Growing up in Eastern Kenya, Malumani village, 34 year old Kamuti was raised by his grandmother who told him that it's only agriculture that can sustain a man and his family. Taking this advice to heart, he worked hard to buy a small plot of land where he lives today with his wife and four children (3 girls, Caroline 11yrs, John 9yrs, Martha 7yrs and Mary 5 years).
Together with his wife and children, they practice agriculture on this small piece of land. They keep a diary cow and two goats for milk. They also practice horticulture growing spinach, tomatoes, watermelon and kales.
Kamuti says his family is happy. “My children are able to get a balanced diet and have enough to eat. I sell the extra food and milk to my neighbors and to a nearby school for extra income for my other household necessities,” narrates Kamuti.

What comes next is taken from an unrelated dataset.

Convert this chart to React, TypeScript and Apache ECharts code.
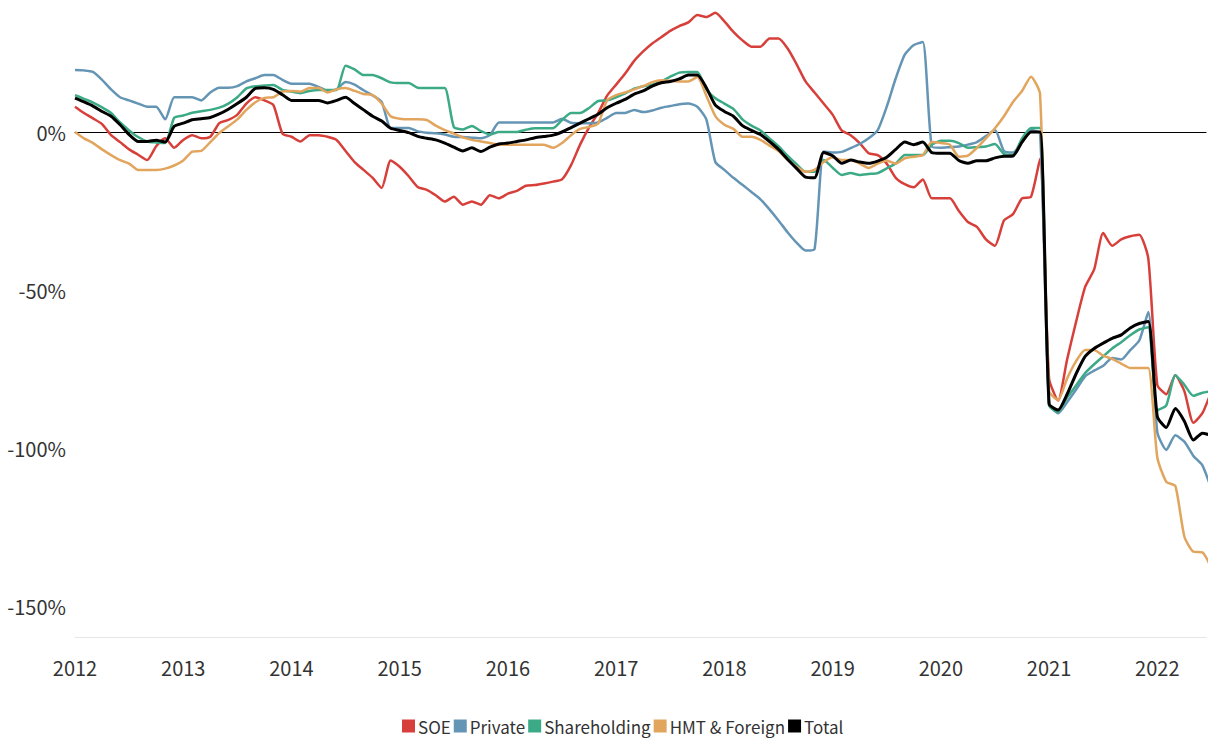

Kamuti also owns two bulls, which he loans to his neighbors because his land is not enough to accommodate and feed them. He bought the bulls with a loan he acquired from VisionFund.
Kamuti belongs to the ‘Sweat is sweet’ youth group comprising of 37 members (17 male, 15 female). Just like Kamuti, members of this group practice agriculture and horticulture. They also run a loan scheme for their group. Kamuti is determined to work through the group to reach out to more youth in his area and encourage them start up agriculture. He wants to see his business expand, increase production and sell to other towns.